Awards and highlights
- First team All-MAC (2024);

= Jaden Nixon =

American football player

Jaden Nixon is an American professional football running back. He played college football for the Oklahoma State Cowboys, the UCF Knights and the Western Michigan Broncos. He was signed as an undrafted free agent by the Packers in 2026.

==Early life==
Nixon attended Lone Star High School in Frisco, Texas, and committed to play college football for the Oklahoma State Cowboys, over offers from other schools such as North Texas, Tulsa, Nevada, Air Force, Army, and Navy.

==College career==
=== Oklahoma State ===
As a freshman in 2021, Nixon ran for 122 yards and a touchdown on 14 carries. In the 2022 season opener, he totaled 31 yards and a touchdown in a victory versus Central Michigan. In week 6, Nixon returned a kickoff 98 yards for a touchdown in a win over Baylor. He finished the 2022 season with 46 carries for 181 rushing yards to go with 21 receptions for 189 receiving yards and three touchdowns. In the 2023 regular season finale, Nixon got a crucial first-down conversion late into the game to help upset BYU 40-34 in double overtime. In the 2023 season, he rushed 50 times for 197 yards and a touchdown. After the season he entered the NCAA transfer portal.

=== Western Michigan ===
Nixon transferred to play for the Western Michigan Broncos.
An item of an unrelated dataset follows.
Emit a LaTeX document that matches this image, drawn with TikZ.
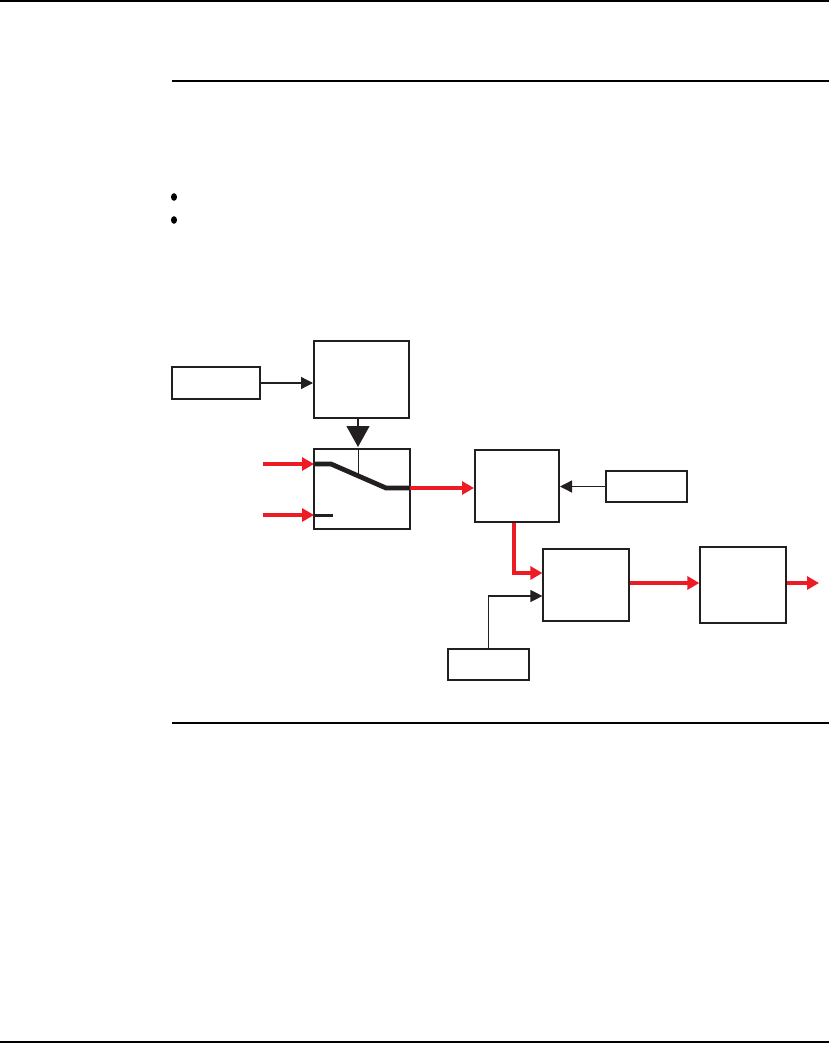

During his lone season as a Bronco in 2024, he rushed 919 yards and 12 touchdowns on 143 carries. After the season, Nixon once again entered the NCAA transfer portal.

=== UCF ===
Nixon transferred to play for the UCF Knights. In 2025, he played in all 12 games, racking up 554 yards and seven touchdowns on 71 carries, while also bringing in 17 passes for 88 yards.

==Professional career==

Nixon was signed as an undrafted free agent by the Green Bay Packers after the conclusion of the 2026 NFL draft. On August 30, he was released as part of final roster cuts.

Pre-draft measurables
| Height | Weight | Arm length | Hand span | Wingspan | 40-yard dash | 10-yard split | 20-yard split | 20-yard shuttle | Three-cone drill | Vertical jump | Broad jump | Bench press |
| 5 ft 9+1⁄8 in (1.76 m) | 199 lb (90 kg) | 30 in (0.76 m) | 8+7⁄8 in (0.23 m) | 5 ft 11 in (1.80 m) | 4.55 s | 1.59 s | 2.65 s | 4.36 s | 7.46 s | 31.0 in (0.79 m) | 9 ft 4 in (2.84 m) | 18 reps |
All values from Pro Day

==Personal life==
Nixon is the son of former Oklahoma State football player, Jeroid Johnson and Oklahoma State track star, Tina Nixon. He is also the cousin of former all-pro NFL running back Adrian Peterson.